What is required: Output every entry exactly as written, skipping any pictures.

Excerpted data:
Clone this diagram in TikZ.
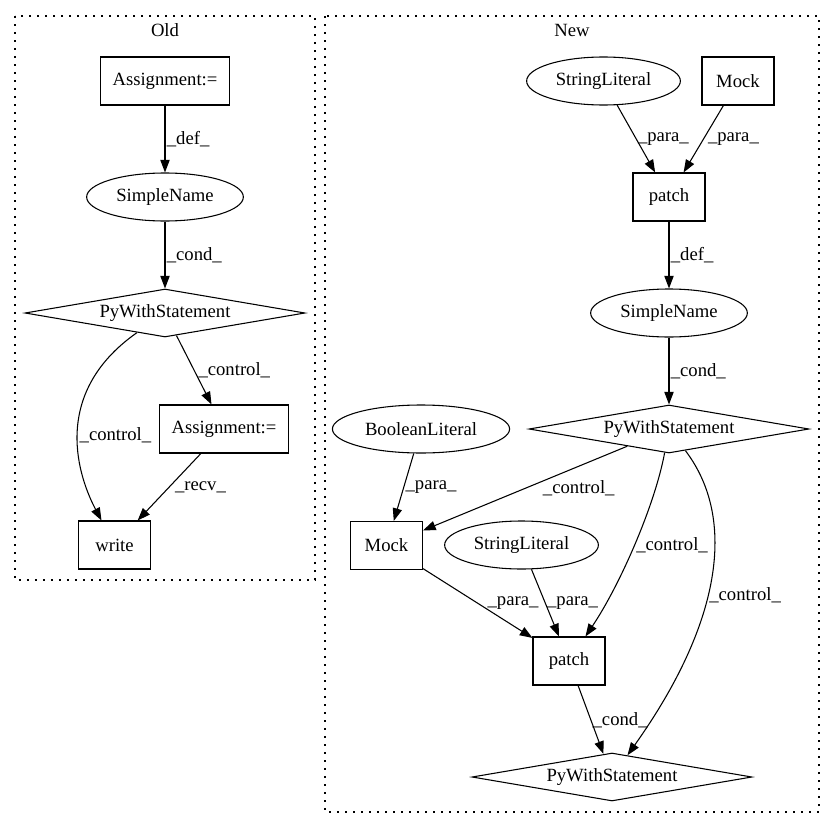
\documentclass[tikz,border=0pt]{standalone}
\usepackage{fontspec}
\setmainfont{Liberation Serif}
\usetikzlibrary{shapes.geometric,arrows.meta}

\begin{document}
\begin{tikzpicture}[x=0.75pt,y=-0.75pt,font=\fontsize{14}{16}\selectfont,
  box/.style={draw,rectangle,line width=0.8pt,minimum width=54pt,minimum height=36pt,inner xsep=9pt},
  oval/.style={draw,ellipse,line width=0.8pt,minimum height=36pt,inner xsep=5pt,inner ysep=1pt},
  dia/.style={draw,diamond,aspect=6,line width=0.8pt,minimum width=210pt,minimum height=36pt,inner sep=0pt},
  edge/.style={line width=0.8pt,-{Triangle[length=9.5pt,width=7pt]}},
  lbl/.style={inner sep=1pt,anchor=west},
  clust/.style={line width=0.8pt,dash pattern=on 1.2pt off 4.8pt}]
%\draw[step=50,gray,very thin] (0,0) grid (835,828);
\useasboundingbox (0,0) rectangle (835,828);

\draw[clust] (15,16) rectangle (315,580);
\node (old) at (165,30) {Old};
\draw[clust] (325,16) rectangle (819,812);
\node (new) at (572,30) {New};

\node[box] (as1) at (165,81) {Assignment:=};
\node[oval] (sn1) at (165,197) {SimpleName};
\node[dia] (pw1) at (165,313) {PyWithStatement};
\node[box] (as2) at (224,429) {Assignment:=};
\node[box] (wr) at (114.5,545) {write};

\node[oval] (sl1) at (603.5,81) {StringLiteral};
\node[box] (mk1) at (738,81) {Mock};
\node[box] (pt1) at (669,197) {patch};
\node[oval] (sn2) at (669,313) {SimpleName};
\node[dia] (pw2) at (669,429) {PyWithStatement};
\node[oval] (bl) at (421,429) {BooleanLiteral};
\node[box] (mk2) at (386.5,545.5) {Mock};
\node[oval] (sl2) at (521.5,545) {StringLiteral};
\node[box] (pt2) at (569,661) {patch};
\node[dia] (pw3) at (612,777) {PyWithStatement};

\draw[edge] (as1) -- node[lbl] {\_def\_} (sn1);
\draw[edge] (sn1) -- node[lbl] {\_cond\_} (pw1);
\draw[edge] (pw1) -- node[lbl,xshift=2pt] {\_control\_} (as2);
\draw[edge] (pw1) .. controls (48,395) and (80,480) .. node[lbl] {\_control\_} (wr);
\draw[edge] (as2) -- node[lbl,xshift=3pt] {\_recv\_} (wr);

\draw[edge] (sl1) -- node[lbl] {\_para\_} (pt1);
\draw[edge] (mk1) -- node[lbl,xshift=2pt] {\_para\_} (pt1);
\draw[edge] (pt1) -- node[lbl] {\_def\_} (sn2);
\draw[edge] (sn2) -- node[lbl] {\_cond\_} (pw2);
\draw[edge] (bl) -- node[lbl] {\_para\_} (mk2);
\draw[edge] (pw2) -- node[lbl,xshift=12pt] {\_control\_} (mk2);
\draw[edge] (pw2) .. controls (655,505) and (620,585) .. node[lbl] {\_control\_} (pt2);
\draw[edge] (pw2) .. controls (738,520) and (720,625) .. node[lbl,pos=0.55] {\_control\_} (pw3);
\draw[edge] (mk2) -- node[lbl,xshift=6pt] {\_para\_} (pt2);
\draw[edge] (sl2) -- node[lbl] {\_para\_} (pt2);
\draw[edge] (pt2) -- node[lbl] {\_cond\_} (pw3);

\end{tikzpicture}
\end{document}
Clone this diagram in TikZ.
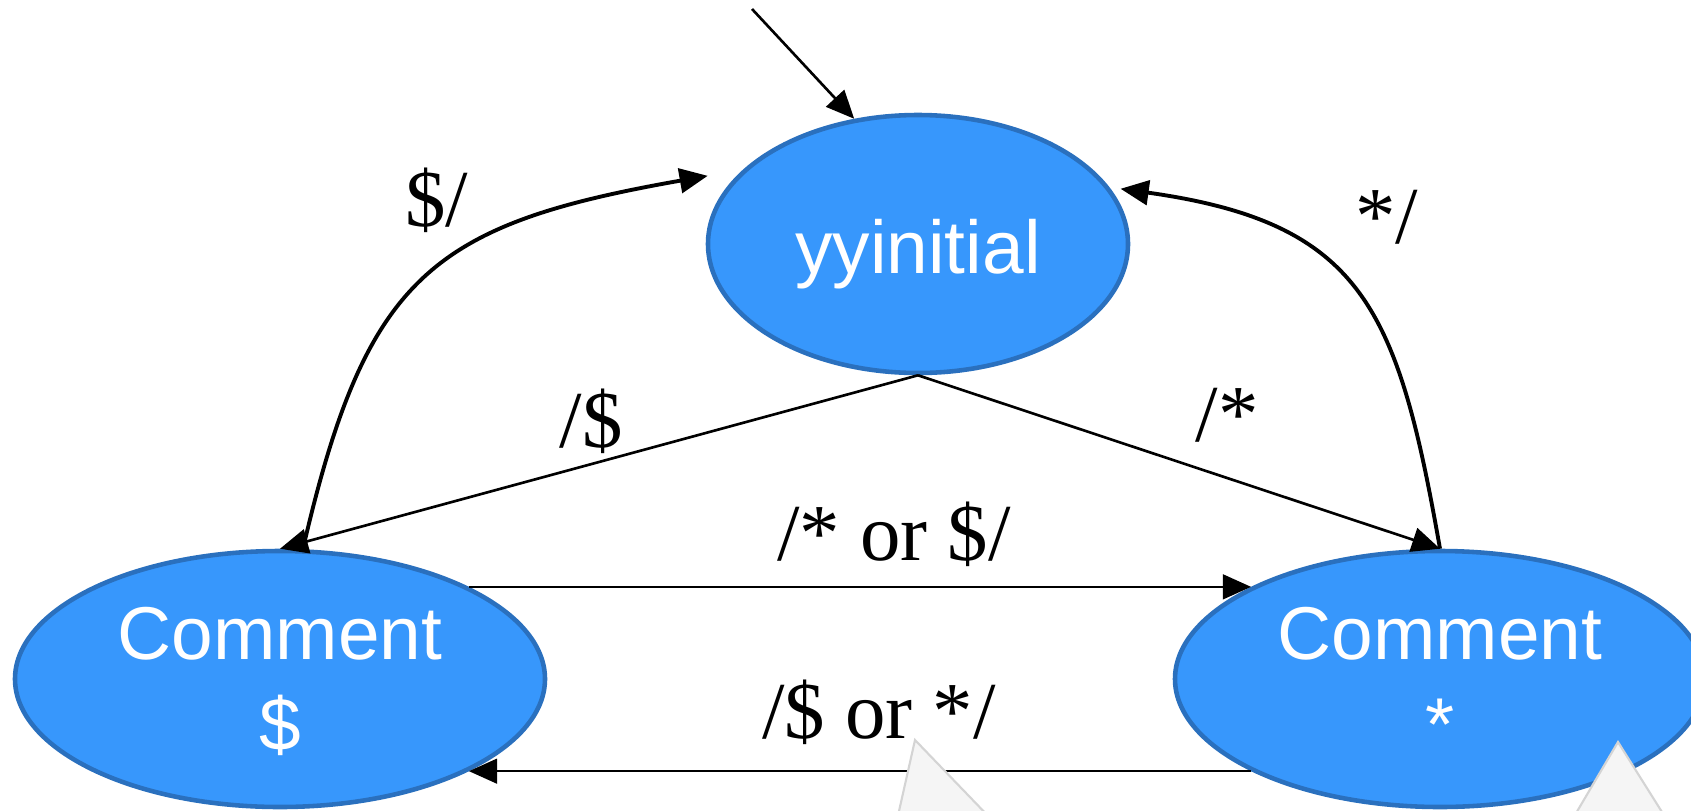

Solution:
Clone this diagram in TikZ.
\documentclass[tikz,border=0pt]{standalone}
\usepackage{fontspec}
\setmainfont{Liberation Serif}
\usetikzlibrary{shapes.geometric,arrows.meta}

\begin{document}
\begin{tikzpicture}[x=0.75pt,y=-0.75pt,font=\fontsize{14}{16}\selectfont,
  box/.style={draw,rectangle,line width=0.8pt,minimum width=54pt,minimum height=36pt,inner xsep=9pt},
  oval/.style={draw,ellipse,line width=0.8pt,minimum height=36pt,inner xsep=5pt,inner ysep=1pt},
  dia/.style={draw,diamond,aspect=6,line width=0.8pt,minimum width=210pt,minimum height=36pt,inner sep=0pt},
  edge/.style={line width=0.8pt,-{Triangle[length=9.5pt,width=7pt]}},
  lbl/.style={inner sep=1pt,anchor=west},
  clust/.style={line width=0.8pt,dash pattern=on 1.2pt off 4.8pt}]
%\draw[step=50,gray,very thin] (0,0) grid (835,828);
\useasboundingbox (0,0) rectangle (835,828);

\draw[clust] (15,16) rectangle (315,580);
\node (old) at (165,30) {Old};
\draw[clust] (325,16) rectangle (819,812);
\node (new) at (572,30) {New};

\node[box] (as1) at (165,81) {Assignment:=};
\node[oval] (sn1) at (165,197) {SimpleName};
\node[dia] (pw1) at (165,313) {PyWithStatement};
\node[box] (as2) at (224,429) {Assignment:=};
\node[box] (wr) at (114.5,545) {write};

\node[oval] (sl1) at (603.5,81) {StringLiteral};
\node[box] (mk1) at (738,81) {Mock};
\node[box] (pt1) at (669,197) {patch};
\node[oval] (sn2) at (669,313) {SimpleName};
\node[dia] (pw2) at (669,429) {PyWithStatement};
\node[oval] (bl) at (421,429) {BooleanLiteral};
\node[box] (mk2) at (386.5,545.5) {Mock};
\node[oval] (sl2) at (521.5,545) {StringLiteral};
\node[box] (pt2) at (569,661) {patch};
\node[dia] (pw3) at (612,777) {PyWithStatement};

\draw[edge] (as1) -- node[lbl] {\_def\_} (sn1);
\draw[edge] (sn1) -- node[lbl] {\_cond\_} (pw1);
\draw[edge] (pw1) -- node[lbl,xshift=2pt] {\_control\_} (as2);
\draw[edge] (pw1) .. controls (48,395) and (80,480) .. node[lbl] {\_control\_} (wr);
\draw[edge] (as2) -- node[lbl,xshift=3pt] {\_recv\_} (wr);

\draw[edge] (sl1) -- node[lbl] {\_para\_} (pt1);
\draw[edge] (mk1) -- node[lbl,xshift=2pt] {\_para\_} (pt1);
\draw[edge] (pt1) -- node[lbl] {\_def\_} (sn2);
\draw[edge] (sn2) -- node[lbl] {\_cond\_} (pw2);
\draw[edge] (bl) -- node[lbl] {\_para\_} (mk2);
\draw[edge] (pw2) -- node[lbl,xshift=12pt] {\_control\_} (mk2);
\draw[edge] (pw2) .. controls (655,505) and (620,585) .. node[lbl] {\_control\_} (pt2);
\draw[edge] (pw2) .. controls (738,520) and (720,625) .. node[lbl,pos=0.55] {\_control\_} (pw3);
\draw[edge] (mk2) -- node[lbl,xshift=6pt] {\_para\_} (pt2);
\draw[edge] (sl2) -- node[lbl] {\_para\_} (pt2);
\draw[edge] (pt2) -- node[lbl] {\_cond\_} (pw3);

\end{tikzpicture}
\end{document}
Clone this diagram in TikZ.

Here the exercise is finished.